*** DATA ROWS ***
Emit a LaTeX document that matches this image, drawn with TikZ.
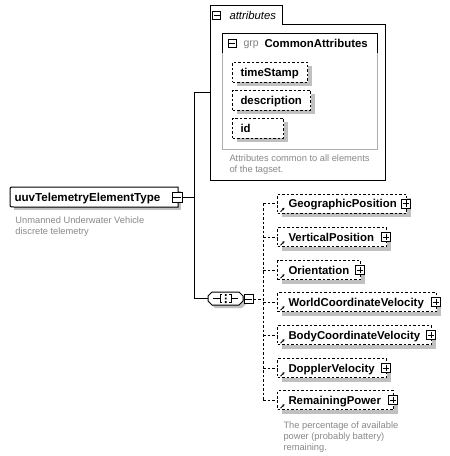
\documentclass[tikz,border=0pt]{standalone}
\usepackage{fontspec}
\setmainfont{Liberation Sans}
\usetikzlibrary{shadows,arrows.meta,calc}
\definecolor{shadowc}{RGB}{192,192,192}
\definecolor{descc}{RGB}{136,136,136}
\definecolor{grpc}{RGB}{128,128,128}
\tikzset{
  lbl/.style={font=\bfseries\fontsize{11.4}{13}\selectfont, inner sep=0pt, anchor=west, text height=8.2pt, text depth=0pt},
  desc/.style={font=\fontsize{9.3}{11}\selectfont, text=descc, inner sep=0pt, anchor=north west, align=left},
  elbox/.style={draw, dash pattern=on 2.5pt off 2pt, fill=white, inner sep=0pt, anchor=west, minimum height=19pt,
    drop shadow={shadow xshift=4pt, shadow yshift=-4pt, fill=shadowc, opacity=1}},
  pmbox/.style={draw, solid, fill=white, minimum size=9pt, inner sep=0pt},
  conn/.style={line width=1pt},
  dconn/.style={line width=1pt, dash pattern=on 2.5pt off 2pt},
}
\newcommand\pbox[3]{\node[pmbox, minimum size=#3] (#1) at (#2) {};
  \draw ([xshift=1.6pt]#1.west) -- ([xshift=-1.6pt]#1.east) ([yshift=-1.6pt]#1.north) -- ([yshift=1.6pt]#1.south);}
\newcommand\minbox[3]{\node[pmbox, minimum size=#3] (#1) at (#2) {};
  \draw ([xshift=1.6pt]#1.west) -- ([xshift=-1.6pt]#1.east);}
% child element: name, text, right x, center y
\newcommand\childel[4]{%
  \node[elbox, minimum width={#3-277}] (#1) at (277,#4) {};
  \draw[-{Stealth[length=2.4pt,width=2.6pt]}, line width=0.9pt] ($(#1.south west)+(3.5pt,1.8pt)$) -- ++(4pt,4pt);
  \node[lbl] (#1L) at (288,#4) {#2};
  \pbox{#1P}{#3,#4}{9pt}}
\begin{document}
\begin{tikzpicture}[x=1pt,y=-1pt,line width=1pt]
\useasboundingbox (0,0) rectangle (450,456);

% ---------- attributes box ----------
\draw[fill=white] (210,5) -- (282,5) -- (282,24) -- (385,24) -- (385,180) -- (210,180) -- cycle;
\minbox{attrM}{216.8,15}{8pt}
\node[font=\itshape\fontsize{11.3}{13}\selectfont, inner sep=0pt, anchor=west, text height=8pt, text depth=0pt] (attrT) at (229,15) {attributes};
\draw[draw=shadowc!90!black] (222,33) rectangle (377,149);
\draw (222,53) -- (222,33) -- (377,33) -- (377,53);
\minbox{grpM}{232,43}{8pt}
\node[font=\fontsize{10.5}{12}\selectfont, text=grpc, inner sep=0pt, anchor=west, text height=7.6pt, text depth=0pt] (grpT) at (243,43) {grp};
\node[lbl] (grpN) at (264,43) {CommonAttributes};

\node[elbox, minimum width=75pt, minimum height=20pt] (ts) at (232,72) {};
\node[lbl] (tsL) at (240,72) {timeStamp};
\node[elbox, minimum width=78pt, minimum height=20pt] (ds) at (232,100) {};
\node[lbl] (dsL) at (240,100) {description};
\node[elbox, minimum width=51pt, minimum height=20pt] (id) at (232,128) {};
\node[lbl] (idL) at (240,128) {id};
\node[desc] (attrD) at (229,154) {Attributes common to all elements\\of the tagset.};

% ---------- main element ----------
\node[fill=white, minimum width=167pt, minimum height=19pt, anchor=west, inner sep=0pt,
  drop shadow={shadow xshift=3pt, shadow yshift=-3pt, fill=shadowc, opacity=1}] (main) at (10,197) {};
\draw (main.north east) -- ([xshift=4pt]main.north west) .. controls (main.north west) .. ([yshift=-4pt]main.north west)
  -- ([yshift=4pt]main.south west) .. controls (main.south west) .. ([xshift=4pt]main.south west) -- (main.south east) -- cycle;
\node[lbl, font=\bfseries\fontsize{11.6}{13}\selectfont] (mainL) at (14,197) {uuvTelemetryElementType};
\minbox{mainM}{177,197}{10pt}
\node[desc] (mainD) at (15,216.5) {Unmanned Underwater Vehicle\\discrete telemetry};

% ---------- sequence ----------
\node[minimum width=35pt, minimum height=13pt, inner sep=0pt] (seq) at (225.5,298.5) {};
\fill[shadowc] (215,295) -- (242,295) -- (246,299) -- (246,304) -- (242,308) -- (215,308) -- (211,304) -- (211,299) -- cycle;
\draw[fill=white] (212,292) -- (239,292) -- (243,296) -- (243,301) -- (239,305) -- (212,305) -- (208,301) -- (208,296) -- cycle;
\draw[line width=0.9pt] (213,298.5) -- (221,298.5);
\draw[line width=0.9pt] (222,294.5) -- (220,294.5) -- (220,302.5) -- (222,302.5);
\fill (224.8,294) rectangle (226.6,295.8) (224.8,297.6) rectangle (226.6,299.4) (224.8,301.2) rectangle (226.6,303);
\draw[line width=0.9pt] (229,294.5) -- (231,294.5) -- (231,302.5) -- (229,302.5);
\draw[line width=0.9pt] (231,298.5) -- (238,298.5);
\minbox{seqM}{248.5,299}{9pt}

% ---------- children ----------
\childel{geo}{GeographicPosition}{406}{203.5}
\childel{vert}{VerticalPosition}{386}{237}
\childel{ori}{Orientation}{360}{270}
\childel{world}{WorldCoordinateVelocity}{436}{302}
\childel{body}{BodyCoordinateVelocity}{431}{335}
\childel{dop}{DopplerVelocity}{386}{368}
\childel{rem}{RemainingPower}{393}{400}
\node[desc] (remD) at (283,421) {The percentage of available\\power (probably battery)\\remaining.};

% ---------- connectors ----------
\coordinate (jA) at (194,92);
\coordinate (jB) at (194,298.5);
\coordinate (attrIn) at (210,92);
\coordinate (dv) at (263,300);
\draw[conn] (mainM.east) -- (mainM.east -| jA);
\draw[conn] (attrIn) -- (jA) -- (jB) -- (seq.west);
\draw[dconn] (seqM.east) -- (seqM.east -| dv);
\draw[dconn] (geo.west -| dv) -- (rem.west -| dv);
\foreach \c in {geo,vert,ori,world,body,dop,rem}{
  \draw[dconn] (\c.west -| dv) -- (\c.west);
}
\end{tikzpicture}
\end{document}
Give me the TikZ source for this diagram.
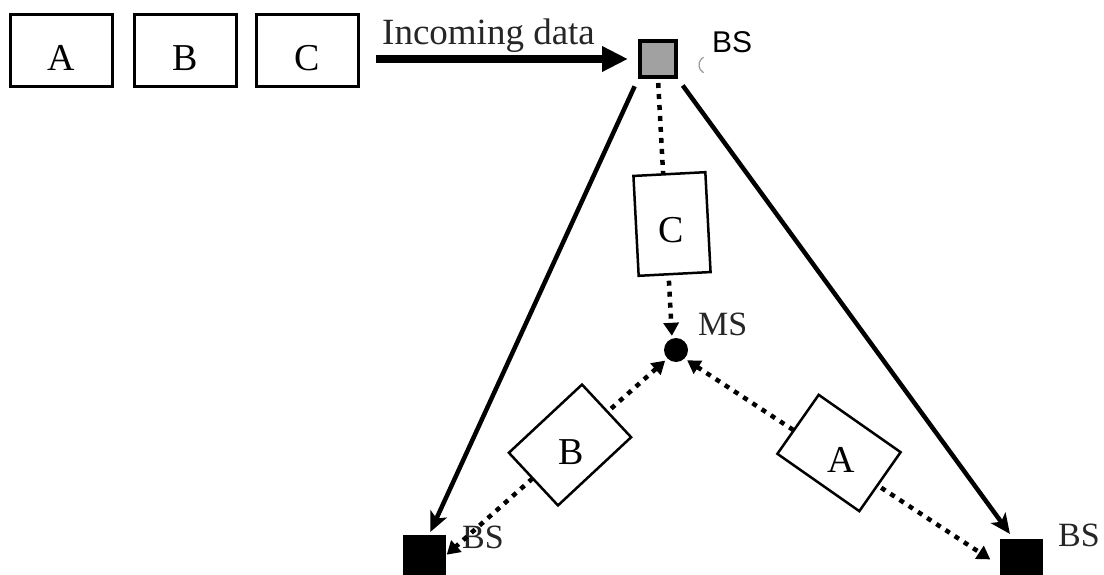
***
* **OBJECTIVE**
Start at the top of the entries and repeat each line exactly, ending at the line that contains "(0,0) rectangle (450,456);". Pictures are not part of the copy.

* **RESPONSE TO THE EXERCISE**
Emit a LaTeX document that matches this image, drawn with TikZ.
\documentclass[tikz,border=0pt]{standalone}
\usepackage{fontspec}
\setmainfont{Liberation Sans}
\usetikzlibrary{shadows,arrows.meta,calc}
\definecolor{shadowc}{RGB}{192,192,192}
\definecolor{descc}{RGB}{136,136,136}
\definecolor{grpc}{RGB}{128,128,128}
\tikzset{
  lbl/.style={font=\bfseries\fontsize{11.4}{13}\selectfont, inner sep=0pt, anchor=west, text height=8.2pt, text depth=0pt},
  desc/.style={font=\fontsize{9.3}{11}\selectfont, text=descc, inner sep=0pt, anchor=north west, align=left},
  elbox/.style={draw, dash pattern=on 2.5pt off 2pt, fill=white, inner sep=0pt, anchor=west, minimum height=19pt,
    drop shadow={shadow xshift=4pt, shadow yshift=-4pt, fill=shadowc, opacity=1}},
  pmbox/.style={draw, solid, fill=white, minimum size=9pt, inner sep=0pt},
  conn/.style={line width=1pt},
  dconn/.style={line width=1pt, dash pattern=on 2.5pt off 2pt},
}
\newcommand\pbox[3]{\node[pmbox, minimum size=#3] (#1) at (#2) {};
  \draw ([xshift=1.6pt]#1.west) -- ([xshift=-1.6pt]#1.east) ([yshift=-1.6pt]#1.north) -- ([yshift=1.6pt]#1.south);}
\newcommand\minbox[3]{\node[pmbox, minimum size=#3] (#1) at (#2) {};
  \draw ([xshift=1.6pt]#1.west) -- ([xshift=-1.6pt]#1.east);}
% child element: name, text, right x, center y
\newcommand\childel[4]{%
  \node[elbox, minimum width={#3-277}] (#1) at (277,#4) {};
  \draw[-{Stealth[length=2.4pt,width=2.6pt]}, line width=0.9pt] ($(#1.south west)+(3.5pt,1.8pt)$) -- ++(4pt,4pt);
  \node[lbl] (#1L) at (288,#4) {#2};
  \pbox{#1P}{#3,#4}{9pt}}
\begin{document}
\begin{tikzpicture}[x=1pt,y=-1pt,line width=1pt]
\useasboundingbox (0,0) rectangle (450,456);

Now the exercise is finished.